Poker fanatics can add a new goal to their list – knocking Warren Buffett out of his own high stakes tournament.
With the explosion of this game, players are emerging from every background imaginable, as plenty of smart kids with baseball caps are having success in Las Vegas after honing their skills online. But bankroll isn’t everything in certain circles, as it’s helpful to have connections. Playing with Warren Buffett isn’t open to anyone with a big wallet.
Warren Buffett is a famously world-class bridge player, putting in 12 hours a week at the table, often with Bill Gates, and sponsoring the Buffett Cup, which mimics golf’s Ryder Cup, except with cards. “Every hand fascinates me,” he recently told me, in explaining this obsession. But relatively quietly, over the past seven years he’s emerged as the host of one of the planet’s most exclusive poker games.
While the World Series of Poker Main Event remains the most famous and prestigious tournament, a ten-day-long bacchanal that satisfies ESPN’s late-night programming needs for months, it’s also open to anyone with $10,000 and a dream. The NetJets Poker Invitational, run by Berkshire Hathaway‘s private-jet subsidiary, has a much steeper hurdle: Players must be a NetJets fractional owner (minimum cost: $200,000), with a select few heavy Marquis Jet Card owners sprinkled in.
However enticing the $500,000 prize pool–the big winner has the option of ten hours of time on a Bombardier Global 5000, worth $150,000, and the top ten all get something heady–the true stakes are measured in ego.
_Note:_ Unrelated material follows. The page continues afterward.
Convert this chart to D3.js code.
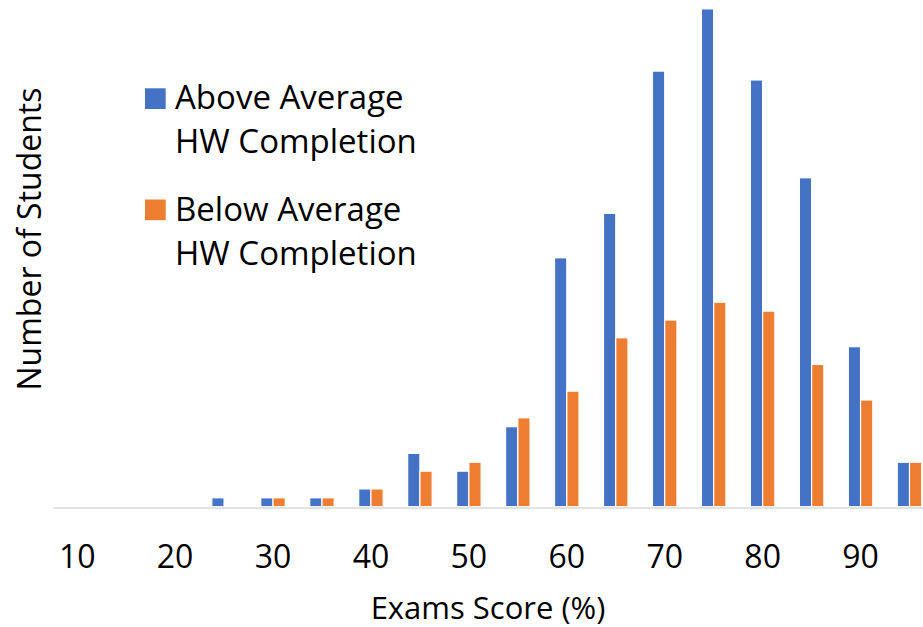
<!DOCTYPE html>
<html>
<head>
<meta charset="utf-8">
<script src="https://cdn.jsdelivr.net/npm/d3@7"></script>
<style>
  html, body { margin: 0; padding: 0; background: #fff; }
  svg { display: block; font-family: "Open Sans", "Noto Sans", sans-serif; }
</style>
</head>
<body>
<svg id="chart" width="923" height="627"></svg>
<script>
// Data
const categories = [10, 15, 20, 25, 30, 35, 40, 45, 50, 55, 60, 65, 70, 75, 80, 85, 90, 95];
const aboveAvg = [0, 0, 0, 1, 1, 1, 2, 6, 4, 9, 28, 33, 49, 56, 48, 37, 18, 5];
const belowAvg = [0, 0, 0, 0, 1, 1, 2, 4, 5, 10, 13, 19, 21, 23, 22, 16, 12, 5];
const tickLabels = [10, 20, 30, 40, 50, 60, 70, 80, 90];
const seriesNames = ["Above Average HW Completion", "Below Average HW Completion"];
const legendLines = [["Above Average", "HW Completion"], ["Below Average", "HW Completion"]];
const colors = ["#4472C4", "#ED7D31"];

const svg = d3.select("#chart");

const baseY = 506.7;
const x = d3.scaleBand().domain(categories).range([52.7, 934]).paddingInner(0).paddingOuter(0);
const groupW = x.bandwidth() * 0.5;
const xInner = d3.scaleBand().domain([0, 1]).range([0, groupW]);
const y = d3.scaleLinear().domain([0, 60]).range([baseY, baseY - 60 * 8.89]);

const table = categories.map((c, i) => ({ cat: c, vals: [aboveAvg[i], belowAvg[i]] }));

const groups = svg.append("g").selectAll("g")
  .data(table).join("g")
  .attr("transform", d => `translate(${x(d.cat) + (x.bandwidth() - groupW) / 2},0)`);

groups.selectAll("rect")
  .data(d => d.vals.map((v, s) => ({ v, s })))
  .join("rect")
  .filter(d => d.v > 0)
  .attr("x", d => xInner(d.s))
  .attr("width", xInner.bandwidth())
  .attr("y", d => y(d.v))
  .attr("height", d => y(0) - y(d.v))
  .attr("fill", d => colors[d.s])
  .attr("stroke", "#fff")
  .attr("stroke-width", 1.2);

// X axis
const xAxis = d3.axisBottom(x).tickValues(tickLabels).tickSize(0).tickFormat(d => d);
const gx = svg.append("g").attr("transform", `translate(0,${baseY + 0.8})`).call(xAxis);
gx.select(".domain").attr("stroke", "#d9d9d9").attr("stroke-width", 1.5);
gx.selectAll("text")
  .attr("y", 60.2).attr("dy", 0)
  .attr("font-size", 32)
  .attr("font-family", "'Open Sans', 'Noto Sans', sans-serif")
  .attr("fill", "#000");

// Axis titles
svg.append("text")
  .attr("x", 488).attr("y", 619.2)
  .attr("text-anchor", "middle")
  .attr("font-size", 31)
  .attr("fill", "#000")
  .text("Exams Score (%)");

svg.append("text")
  .attr("transform", "translate(40.5,239) rotate(-90)")
  .attr("text-anchor", "middle")
  .attr("font-size", 32)
  .attr("fill", "#000")
  .text("Number of Students");

// Legend
const legendTop = [88.3, 199.5];
const legend = svg.append("g");
seriesNames.forEach((name, i) => {
  const g = legend.append("g");
  g.append("rect")
    .attr("x", 145).attr("y", legendTop[i])
    .attr("width", 20.7).attr("height", 20.7)
    .attr("fill", colors[i]);
  legendLines[i].forEach((line, j) => {
    g.append("text")
      .attr("x", 175)
      .attr("y", legendTop[i] + 21 + j * 44)
      .attr("font-size", 33)
      .attr("fill", "#000")
      .text(line);
  });
});
</script>
</body>
</html>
As at the World Series of Poker, Texas Hold ‘Em is nothing more than a betting and bluffing game, and tournaments like this appeal to the same primal instincts as in an ancient battle royale, combated via brains and daring. Because the player pool is exclusively comprised of people successful for reasons other than cards, bragging rights feel as tangible as a Main Event winner’s bracelet. Plus Buffett lords over all of it, as host, mascot and, most notably, target. Knocking the Oracle of Omaha out of the tournament is the poker equivalent of beating Jack Nicklaus at a charity closest-to-the-hole contest.
Read the rest of the article as the author gets to participate with one of the 240 exclusive seats in the tournament. Any poker game can be exciting, even with small stakes. But the tension and thrill of playing with the big boys has to be pretty cool.
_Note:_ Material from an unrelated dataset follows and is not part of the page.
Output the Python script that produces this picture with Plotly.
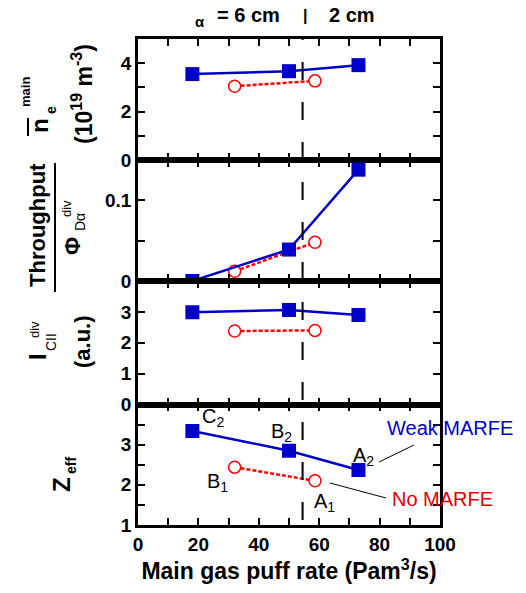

Buffett is known as a great investor, but you have to give him credit for his marketing chops as well. He’s not quite Sir Richard Branson, but this tournament and the publicity is quite a coup for NetJets. I suspect that many people who can afford to join a private jet club will take a closer look at NetJets for a chance to bluff Mr. Buffett, or bully him into folding. Now that would be fun.